§ Requirements
Show all lines from the data that include the word "seaborn".

§ Given data

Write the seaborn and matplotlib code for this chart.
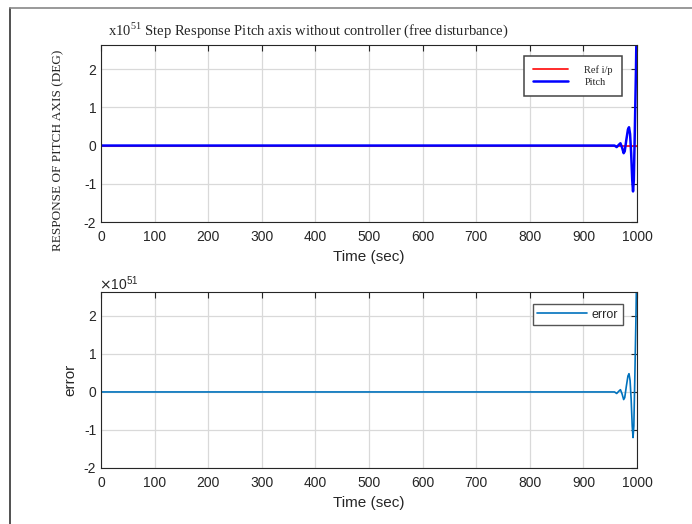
import numpy as np
import pandas as pd
import seaborn as sns
import matplotlib.pyplot as plt
from matplotlib.lines import Line2D

# time (sec) and responses (x10^51)
time = [0, 950, 958, 962, 966, 969, 972, 975, 977, 980, 983, 985, 987,
        989, 991, 992.5, 994, 996, 998, 999]
pitch = [0, 0, 0, -0.04, 0.02, 0.06, -0.05, -0.2, -0.15, 0.15, 0.42, 0.48,
         0.3, -0.2, -0.9, -1.2, -0.9, 0.5, 2.0, 3.0]
ref_input = [0, 0, 0, 0, 0, 0, 0, 0, 0, 0, 0, 0, 0, 0, 0, 0, 0, 0, 0, 0]
error = [0, 0, 0, -0.04, 0.02, 0.06, -0.05, -0.2, -0.15, 0.15, 0.42, 0.48,
         0.3, -0.2, -0.9, -1.2, -0.9, 0.5, 2.0, 3.0]
x_ticks = [0, 100, 200, 300, 400, 500, 600, 700, 800, 900, 1000]
y_ticks = [-2, -1, 0, 1, 2]

df = pd.DataFrame({"Time": time, "Pitch": pitch, "Ref": ref_input, "error": error})

sns.set_style("whitegrid")
plt.rcParams["font.family"] = ["Liberation Sans", "DejaVu Sans"]
plt.rcParams["axes.unicode_minus"] = False

fig = plt.figure(figsize=(6.92, 5.24), dpi=100)
ax1 = fig.add_axes([0.146, 0.5763, 0.7746, 0.3378])
ax2 = fig.add_axes([0.146, 0.1069, 0.7746, 0.3359])

sns.lineplot(data=df, x="Time", y="Ref", ax=ax1, color="#ff1a1a", lw=1.3,
             label="Ref i/p")
sns.lineplot(data=df, x="Time", y="Pitch", ax=ax1, color="#0000ff", lw=1.8,
             label="Pitch")
sns.lineplot(data=df, x="Time", y="error", ax=ax2, color="#0072bd", lw=1.2,
             label="error")

for ax in (ax1, ax2):
    ax.set_xlim(0, 1000)
    ax.set_ylim(-2, 2.63)
    ax.set_xticks(x_ticks)
    ax.set_yticks(y_ticks)
    ax.grid(True, color="#d9d9d9", lw=0.9)
    ax.tick_params(direction="in", length=4, colors="#262626", labelsize=10,
                   top=True, right=True, width=0.8)
    for s in ax.spines.values():
        s.set_color("#262626")
        s.set_linewidth(0.8)
    ax.set_xlabel("Time (sec)", fontsize=11, color="#262626")
    ax.set_ylabel("")
    ax.tick_params(axis="x", pad=6)

leg1 = ax1.legend(loc="upper right", bbox_to_anchor=(0.982, 0.967),
                  prop={"family": "Liberation Serif", "size": 7.5},
                  fancybox=False, edgecolor="#444444", framealpha=1,
                  handlelength=3.3, handletextpad=1.6, borderpad=0.9,
                  labelspacing=0.25)
leg1.get_frame().set_linewidth(1.1)
leg2 = ax2.legend(loc="upper right", bbox_to_anchor=(0.985, 0.965),
                  prop={"size": 9}, fancybox=False, edgecolor="#555555",
                  framealpha=1, handlelength=4.0, handletextpad=0.4,
                  borderpad=0.35)
leg2.get_frame().set_linewidth(1.0)

fig.text(108 / 692, 1 - 30 / 524,
         r"x10$^{\mathregular{51}}$ Step Response Pitch axis without controller (free disturbance)",
         family="Liberation Serif", fontsize=10.5, va="center", ha="left")
fig.text(58 / 692, 1 - 150 / 524, "RESPONSE OF PITCH AXIS (DEG)",
         family="Liberation Serif", fontsize=9.5, rotation=90,
         va="center", ha="center")
fig.text(70 / 692, 1 - 380 / 524, "error", fontsize=11, rotation=90,
         va="center", ha="center", color="#262626")
fig.text(99 / 692, 1 - 284 / 524, r"$\times\mathregular{10^{51}}$",
         fontsize=10, va="center", ha="left", color="#262626")

# page border (left and top)
fig.add_artist(Line2D([10 / 692, 10 / 692], [0, 1 - 8 / 524], color="#333333",
                      lw=1.2, transform=fig.transFigure))
fig.add_artist(Line2D([10 / 692, 1], [1 - 8 / 524, 1 - 8 / 524],
                      color="#888888", lw=1.2, transform=fig.transFigure))

fig.savefig("out.png", dpi=100)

§ Written response
Write the seaborn and matplotlib code for this chart.
import seaborn as sns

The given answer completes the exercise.